>>>>>
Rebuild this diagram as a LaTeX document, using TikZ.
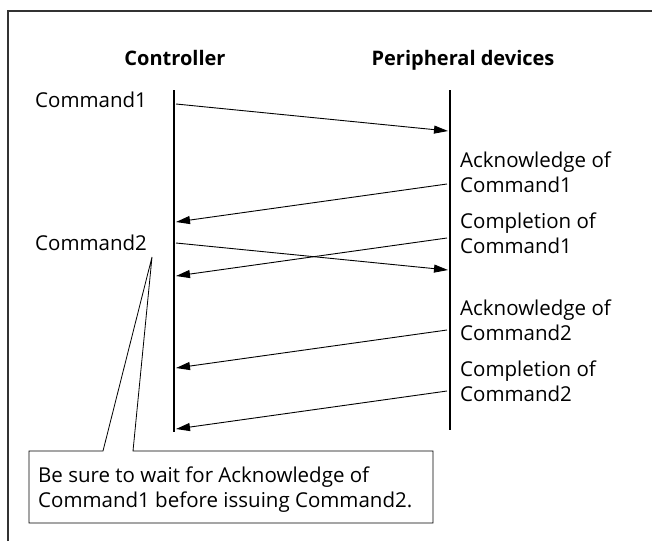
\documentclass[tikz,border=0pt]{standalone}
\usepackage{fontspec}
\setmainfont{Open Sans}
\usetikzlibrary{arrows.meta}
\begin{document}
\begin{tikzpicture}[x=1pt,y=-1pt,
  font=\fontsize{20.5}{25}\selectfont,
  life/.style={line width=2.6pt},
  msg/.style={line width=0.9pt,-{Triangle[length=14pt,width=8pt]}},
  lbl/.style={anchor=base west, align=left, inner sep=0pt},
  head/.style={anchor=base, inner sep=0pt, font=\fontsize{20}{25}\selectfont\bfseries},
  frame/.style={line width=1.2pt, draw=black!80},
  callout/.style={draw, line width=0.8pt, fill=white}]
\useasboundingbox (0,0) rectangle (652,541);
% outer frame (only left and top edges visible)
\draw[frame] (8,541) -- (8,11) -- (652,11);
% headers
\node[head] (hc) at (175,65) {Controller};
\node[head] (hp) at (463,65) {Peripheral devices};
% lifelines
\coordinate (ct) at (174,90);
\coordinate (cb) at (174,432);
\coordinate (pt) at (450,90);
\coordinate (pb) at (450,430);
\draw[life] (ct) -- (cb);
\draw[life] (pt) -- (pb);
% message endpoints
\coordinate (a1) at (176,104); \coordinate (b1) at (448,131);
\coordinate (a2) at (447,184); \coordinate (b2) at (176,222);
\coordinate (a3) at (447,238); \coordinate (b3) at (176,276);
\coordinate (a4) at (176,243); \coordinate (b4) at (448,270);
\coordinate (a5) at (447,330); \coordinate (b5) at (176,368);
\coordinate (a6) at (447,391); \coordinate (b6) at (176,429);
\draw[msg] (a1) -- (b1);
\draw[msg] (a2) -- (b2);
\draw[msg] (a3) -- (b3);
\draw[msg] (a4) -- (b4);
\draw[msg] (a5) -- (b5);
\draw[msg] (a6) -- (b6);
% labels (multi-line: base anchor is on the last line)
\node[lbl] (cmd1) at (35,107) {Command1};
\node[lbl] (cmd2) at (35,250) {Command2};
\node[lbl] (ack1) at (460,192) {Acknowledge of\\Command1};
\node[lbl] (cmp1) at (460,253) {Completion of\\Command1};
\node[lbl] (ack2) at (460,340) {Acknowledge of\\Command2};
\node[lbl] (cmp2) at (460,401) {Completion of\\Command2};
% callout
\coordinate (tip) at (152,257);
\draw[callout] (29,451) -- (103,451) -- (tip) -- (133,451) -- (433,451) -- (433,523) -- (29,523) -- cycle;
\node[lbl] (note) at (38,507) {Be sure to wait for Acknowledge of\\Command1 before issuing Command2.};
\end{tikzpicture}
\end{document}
<<<<<
_WHAT NEEDS TO BE DONE_
Return the whole listing, word for word, and leave out every picture.

_OUTPUT OF THE TASK_
Rebuild this diagram as a LaTeX document, using TikZ.
\documentclass[tikz,border=0pt]{standalone}
\usepackage{fontspec}
\setmainfont{Open Sans}
\usetikzlibrary{arrows.meta}
\begin{document}
\begin{tikzpicture}[x=1pt,y=-1pt,
  font=\fontsize{20.5}{25}\selectfont,
  life/.style={line width=2.6pt},
  msg/.style={line width=0.9pt,-{Triangle[length=14pt,width=8pt]}},
  lbl/.style={anchor=base west, align=left, inner sep=0pt},
  head/.style={anchor=base, inner sep=0pt, font=\fontsize{20}{25}\selectfont\bfseries},
  frame/.style={line width=1.2pt, draw=black!80},
  callout/.style={draw, line width=0.8pt, fill=white}]
\useasboundingbox (0,0) rectangle (652,541);
% outer frame (only left and top edges visible)
\draw[frame] (8,541) -- (8,11) -- (652,11);
% headers
\node[head] (hc) at (175,65) {Controller};
\node[head] (hp) at (463,65) {Peripheral devices};
% lifelines
\coordinate (ct) at (174,90);
\coordinate (cb) at (174,432);
\coordinate (pt) at (450,90);
\coordinate (pb) at (450,430);
\draw[life] (ct) -- (cb);
\draw[life] (pt) -- (pb);
% message endpoints
\coordinate (a1) at (176,104); \coordinate (b1) at (448,131);
\coordinate (a2) at (447,184); \coordinate (b2) at (176,222);
\coordinate (a3) at (447,238); \coordinate (b3) at (176,276);
\coordinate (a4) at (176,243); \coordinate (b4) at (448,270);
\coordinate (a5) at (447,330); \coordinate (b5) at (176,368);
\coordinate (a6) at (447,391); \coordinate (b6) at (176,429);
\draw[msg] (a1) -- (b1);
\draw[msg] (a2) -- (b2);
\draw[msg] (a3) -- (b3);
\draw[msg] (a4) -- (b4);
\draw[msg] (a5) -- (b5);
\draw[msg] (a6) -- (b6);
% labels (multi-line: base anchor is on the last line)
\node[lbl] (cmd1) at (35,107) {Command1};
\node[lbl] (cmd2) at (35,250) {Command2};
\node[lbl] (ack1) at (460,192) {Acknowledge of\\Command1};
\node[lbl] (cmp1) at (460,253) {Completion of\\Command1};
\node[lbl] (ack2) at (460,340) {Acknowledge of\\Command2};
\node[lbl] (cmp2) at (460,401) {Completion of\\Command2};
% callout
\coordinate (tip) at (152,257);
\draw[callout] (29,451) -- (103,451) -- (tip) -- (133,451) -- (433,451) -- (433,523) -- (29,523) -- cycle;
\node[lbl] (note) at (38,507) {Be sure to wait for Acknowledge of\\Command1 before issuing Command2.};
\end{tikzpicture}
\end{document}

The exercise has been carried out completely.